Look Again to the Wind: Johnny Cash’s Bitter Tears Revisited

(Sony Masterworks) Four stars

Throughout his career, Johnny Cash sang about the downtrodden, giving a voice to the voiceless. But his 1964 concept album, Bitter Tears: Ballads of the American Indian, started a new conversation about social awareness.
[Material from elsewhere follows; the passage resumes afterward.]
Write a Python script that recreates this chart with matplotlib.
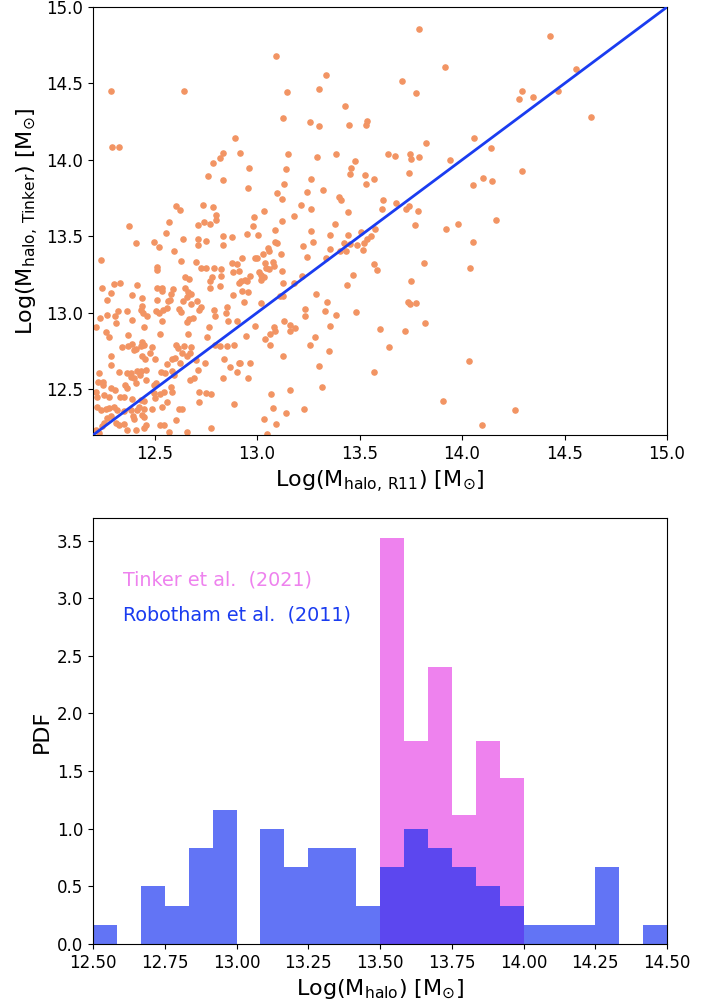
import matplotlib
matplotlib.use('Agg')
import matplotlib.pyplot as plt
import numpy as np

# halo masses: (log M_R11, log M_Tinker)
pts = [
    (13.093, 14.68), (13.337, 14.557), (12.289, 14.453), (12.643, 14.453), (13.147, 14.444),
    (13.30, 14.466), (13.43, 14.35), (13.127, 14.274), (13.256, 14.248), (13.30, 14.22),
    (13.449, 14.228), (13.535, 14.256), (13.53, 14.23), (12.892, 14.145), (12.294, 14.082),
    (12.328, 14.082), (12.832, 14.047), (12.817, 14.012), (12.916, 14.043), (12.783, 13.978),
    (13.153, 14.037), (13.291, 14.017), (13.387, 14.041), (13.639, 14.041), (12.962, 13.945),
    (12.763, 13.893), (12.835, 13.869), (13.139, 13.94), (13.48, 13.99), (13.46, 13.949),
    (13.454, 13.91), (13.525, 13.9), (13.53, 13.84), (13.571, 13.877), (13.265, 13.877),
    (13.134, 13.842), (12.957, 13.816), (13.096, 13.781), (13.123, 13.744), (13.246, 13.79),
    (13.322, 13.805), (13.398, 13.757), (13.41, 13.738), (13.615, 13.738), (13.61, 13.677),
    (13.442, 13.661), (13.213, 13.707), (13.265, 13.677), (13.181, 13.635), (13.036, 13.666),
    (12.986, 13.629), (12.603, 13.697), (12.624, 13.672), (12.737, 13.703), (12.783, 13.694),
    (12.802, 13.64),
    (13.79, 14.858), (14.431, 14.81), (13.917, 14.606), (14.557, 14.597), (13.705, 14.514),
    (13.776, 14.44), (14.277, 14.398), (14.295, 14.451), (14.346, 14.413), (14.466, 14.453),
    (14.628, 14.279), (14.057, 14.145), (14.143, 14.08), (13.826, 14.109), (13.675, 14.026),
    (13.748, 14.039), (13.751, 14.008), (13.788, 14.017), (13.94, 13.997), (13.74, 13.916),
    (14.294, 13.925), (14.053, 13.834), (14.102, 13.88), (14.146, 13.864), (13.68, 13.718),
    (13.725, 13.679), (13.743, 13.698), (13.785, 13.668), (13.772, 13.574), (13.92, 13.548),
    (13.978, 13.579), (14.164, 13.609), (14.055, 13.461), (13.815, 13.326), (14.039, 13.295),
    (13.751, 13.208), (13.738, 13.073), (13.746, 13.058), (13.774, 13.064), (13.82, 12.931),
    (13.602, 12.894), (13.723, 12.879), (13.645, 12.776), (14.032, 12.687), (13.907, 12.421),
    (14.257, 12.362), (14.097, 12.266),
    (12.947, 12.848), (13.061, 12.863), (13.038, 12.829), (13.062, 12.787), (13.087, 12.88),
    (13.16, 12.88), (13.283, 12.844), (13.257, 12.791), (13.35, 12.75), (12.919, 12.67),
    (12.965, 12.674), (13.127, 12.72), (13.3, 12.652), (13.569, 12.615), (12.958, 12.576),
    (13.163, 12.497), (13.317, 12.513), (13.069, 12.471), (13.077, 12.379), (13.139, 12.347),
    (13.228, 12.369), (13.033, 12.303), (13.091, 12.27), (13.051, 12.207),
    (13.122, 13.6), (12.979, 13.568), (12.95, 13.513), (13.005, 13.507), (13.379, 13.581),
    (13.265, 13.535), (13.09, 13.542), (13.355, 13.511), (13.444, 13.509), (13.507, 13.53),
    (13.558, 13.502), (13.577, 13.546), (13.086, 13.461), (13.098, 13.455), (13.272, 13.463),
    (13.226, 13.435), (13.426, 13.459), (13.454, 13.45), (13.488, 13.443), (13.52, 13.459),
    (13.537, 13.481), (13.357, 13.42), (13.052, 13.422), (13.059, 13.404), (13.028, 13.383),
    (12.992, 13.36), (13.0, 13.36), (13.116, 13.385), (13.403, 13.404), (13.436, 13.402),
    (13.519, 13.409), (13.246, 13.363), (13.335, 13.358), (12.926, 13.356), (13.038, 13.328),
    (13.08, 13.332), (13.085, 13.308), (13.046, 13.295), (13.057, 13.286), (13.124, 13.275),
    (13.009, 13.267), (13.017, 13.247), (13.036, 13.232), (13.02, 13.215), (12.942, 13.215),
    (12.952, 13.21), (12.968, 13.243), (12.921, 13.208), (13.217, 13.241), (13.127, 13.197),
    (13.179, 13.193), (13.572, 13.317), (13.585, 13.282), (13.469, 13.245), (13.437, 13.184),
    (12.929, 13.143), (12.955, 13.138), (13.288, 13.125), (13.111, 13.11), (13.127, 13.11),
    (12.935, 13.073), (13.017, 13.062), (13.342, 13.069), (13.233, 13.025), (13.33, 13.012),
    (13.485, 13.003), (13.233, 12.981), (13.384, 12.986), (13.13, 12.944), (13.085, 12.907),
    (12.988, 12.912), (13.163, 12.922), (13.187, 12.899), (13.358, 12.916),
    (12.375, 13.568), (12.572, 13.592), (12.713, 13.574), (12.74, 13.596), (12.77, 13.579),
    (12.799, 13.607), (12.555, 13.52), (12.411, 13.459), (12.495, 13.465), (12.52, 13.428),
    (12.64, 13.481), (12.71, 13.481), (12.711, 13.443), (12.75, 13.472), (12.835, 13.5),
    (12.879, 13.496), (12.836, 13.446), (12.594, 13.404), (12.239, 13.343), (12.63, 13.337),
    (12.701, 13.33), (12.51, 13.3), (12.513, 13.282), (12.729, 13.295), (12.749, 13.295),
    (12.788, 13.295), (12.822, 13.284), (12.879, 13.324), (12.903, 13.321), (12.884, 13.265),
    (12.91, 13.273), (12.648, 13.234), (12.667, 13.221), (12.77, 13.208), (12.778, 13.232),
    (12.773, 13.16), (12.822, 13.241), (12.818, 13.177), (12.304, 13.19), (12.33, 13.195),
    (12.245, 13.164), (12.416, 13.182), (12.286, 13.129), (12.391, 13.116), (12.511, 13.162),
    (12.536, 13.164), (12.538, 13.143), (12.591, 13.154), (12.578, 13.123), (12.575, 13.084),
    (12.565, 13.075), (12.65, 13.16), (12.661, 13.138), (12.676, 13.123), (12.656, 13.101),
    (12.438, 13.097), (12.27, 13.084), (12.51, 13.082), (12.637, 13.077), (12.705, 13.079),
    (12.676, 13.058), (12.729, 13.038), (12.716, 13.018), (12.44, 13.044), (12.435, 13.018),
    (12.445, 12.997), (12.367, 13.014), (12.321, 13.01), (12.266, 12.988), (12.305, 12.979),
    (12.232, 12.964), (12.216, 12.905), (12.505, 13.014), (12.523, 12.997), (12.543, 13.018),
    (12.562, 13.031), (12.465, 12.981), (12.388, 12.955), (12.538, 12.948), (12.619, 13.027),
    (12.63, 13.007), (12.667, 12.957), (12.687, 12.968), (12.66, 12.942), (12.789, 13.018),
    (12.793, 12.977), (12.854, 13.036), (12.85, 13.001), (12.856, 12.948), (12.9, 12.948),
    (12.911, 13.193), (12.882, 13.116), (12.765, 12.905), (12.448, 12.909), (12.313, 12.931),
    (12.261, 12.876), (12.278, 12.84), (12.37, 12.855), (12.528, 12.859), (12.664, 12.861),
    (12.757, 12.844), (12.339, 12.778), (12.37, 12.783), (12.392, 12.796), (12.44, 12.807),
    (12.451, 12.789), (12.432, 12.783), (12.49, 12.774), (12.607, 12.789), (12.614, 12.772),
    (12.643, 12.783), (12.676, 12.774), (12.401, 12.757), (12.411, 12.765), (12.477, 12.739),
    (12.635, 12.735), (12.658, 12.719), (12.672, 12.739), (12.286, 12.717), (12.44, 12.717),
    (12.453, 12.698), (12.5, 12.696), (12.586, 12.696), (12.598, 12.704), (12.562, 12.667),
    (12.623, 12.67), (12.7, 12.691), (12.744, 12.67), (12.797, 12.789), (12.818, 12.781),
    (12.854, 12.783), (12.89, 12.787), (12.841, 12.698), (12.911, 12.67), (12.867, 12.644),
    (12.231, 12.608), (12.286, 12.657), (12.326, 12.611), (12.367, 12.604), (12.387, 12.608),
    (12.383, 12.582), (12.416, 12.619), (12.435, 12.619), (12.456, 12.626), (12.428, 12.593),
    (12.401, 12.572), (12.411, 12.543), (12.456, 12.56), (12.534, 12.611), (12.549, 12.608),
    (12.505, 12.539), (12.497, 12.528), (12.583, 12.619), (12.594, 12.593), (12.671, 12.56),
    (12.692, 12.572), (12.713, 12.626), (12.835, 12.572), (12.903, 12.615), (12.224, 12.545),
    (12.248, 12.545), (12.247, 12.528), (12.213, 12.484), (12.221, 12.451), (12.286, 12.506),
    (12.305, 12.495), (12.354, 12.528), (12.367, 12.506), (12.253, 12.462), (12.278, 12.451),
    (12.331, 12.447), (12.351, 12.451), (12.388, 12.436), (12.432, 12.43), (12.448, 12.421),
    (12.497, 12.474), (12.5, 12.441), (12.529, 12.469), (12.578, 12.517), (12.586, 12.484),
    (12.559, 12.419), (12.546, 12.484), (12.718, 12.484), (12.749, 12.474), (12.777, 12.469),
    (12.716, 12.419), (12.89, 12.404), (12.221, 12.382), (12.237, 12.364), (12.261, 12.371),
    (12.278, 12.375), (12.302, 12.382), (12.318, 12.364), (12.351, 12.36), (12.383, 12.364),
    (12.394, 12.327), (12.399, 12.303), (12.416, 12.364), (12.424, 12.386), (12.448, 12.369),
    (12.44, 12.332), (12.448, 12.317), (12.486, 12.369), (12.538, 12.382), (12.619, 12.369),
    (12.635, 12.373), (12.603, 12.299), (12.27, 12.31), (12.286, 12.325), (12.253, 12.277),
    (12.245, 12.26), (12.31, 12.281), (12.326, 12.266), (12.351, 12.27), (12.367, 12.233),
    (12.408, 12.233), (12.448, 12.244), (12.456, 12.266), (12.529, 12.266), (12.546, 12.266),
    (12.573, 12.223), (12.66, 12.223), (12.777, 12.249), (12.213, 12.233), (12.229, 12.212),
]
m_r11 = [p[0] for p in pts]
m_tinker = [p[1] for p in pts]

# histogram counts per bin (bin width 1/12 dex from 12.5 to 14.5)
bin_edges = np.linspace(12.5, 14.5, 25)
robotham_counts = [1, 0, 3, 2, 5, 7, 0, 6, 4, 5, 5, 2, 4, 6, 5, 4, 3, 2, 1, 1, 1, 4, 0, 1]
tinker_counts = [0] * 12 + [22, 11, 15, 7, 11, 9] + [0] * 6

centers = 0.5 * (bin_edges[1:] + bin_edges[:-1])

fig = plt.figure(figsize=(7.08, 10.07), dpi=100)

ax1 = fig.add_axes([0.1314, 0.568, 0.8107, 0.425])
ax1.scatter(m_r11, m_tinker, s=14, color='#f29463', zorder=2)
ax1.plot([12.2, 15.0], [12.2, 15.0], color='#1a3cf0', lw=2, zorder=3)
ax1.set_xlim(12.2, 15.0)
ax1.set_ylim(12.2, 15.0)
ax1.set_xticks([12.5, 13.0, 13.5, 14.0, 14.5, 15.0])
ax1.set_yticks([12.5, 13.0, 13.5, 14.0, 14.5, 15.0])
ax1.tick_params(labelsize=12)
ax1.set_xlabel(r'Log(M$_{\rm halo,\,R11}$) [M$_{\odot}$]', fontsize=16)
ax1.set_ylabel(r'Log(M$_{\rm halo,\,Tinker}$) [M$_{\odot}$]', fontsize=16)

ax2 = fig.add_axes([0.1314, 0.0626, 0.8107, 0.423])
ax2.hist(centers, bins=bin_edges, weights=tinker_counts, density=True, color='violet')
ax2.hist(centers, bins=bin_edges, weights=robotham_counts, density=True,
         color='#0a26f0', alpha=0.64)
ax2.set_xlim(12.5, 14.5)
ax2.set_xticks(np.arange(12.5, 14.51, 0.25))
ax2.set_xticklabels(['%.2f' % v for v in np.arange(12.5, 14.51, 0.25)])
ax2.tick_params(labelsize=12)
ax2.set_xlabel(r'Log(M$_{\rm halo}$) [M$_{\odot}$]', fontsize=16)
ax2.set_ylabel('PDF', fontsize=16)
ax2.text(0.052, 0.855, 'Tinker et al.  (2021)', color='violet', fontsize=13.8,
         transform=ax2.transAxes, va='center')
ax2.text(0.052, 0.772, 'Robotham et al.  (2011)', color='#1a3cf0', fontsize=13.8,
         transform=ax2.transAxes, va='center')

fig.savefig('out.png', dpi=100)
The collection of songs, written by Cash and Peter La Farge, provided strong commentary about the United States government's mistreatment of Native Americans. Now, Kris Kristofferson, Emmylou Harris, Steve Earle, The Milk Carton Kids and others transform Cash's political statement into a rootsy collection in the new album, Look Again to the Wind: Johnny Cash's Bitter Tears Revisited. Kristofferson handles the original album's biggest track, The Ballad of Ira Hayes, with help from Gillian Welch and David Rawlings. Other standout performances include Harris taking on Apache Tears, a heartfelt version of The Talking Leaves with Nancy Blake supported by Harris, Welch and Rawlings, and Rhiannon Giddens' haunting cover of The Vanishing Race. The cover album also includes three additional tracks: reprises of As Long as the Grass Shall Grow and Apache Tears, and a track left off the original called Look Again to the Wind.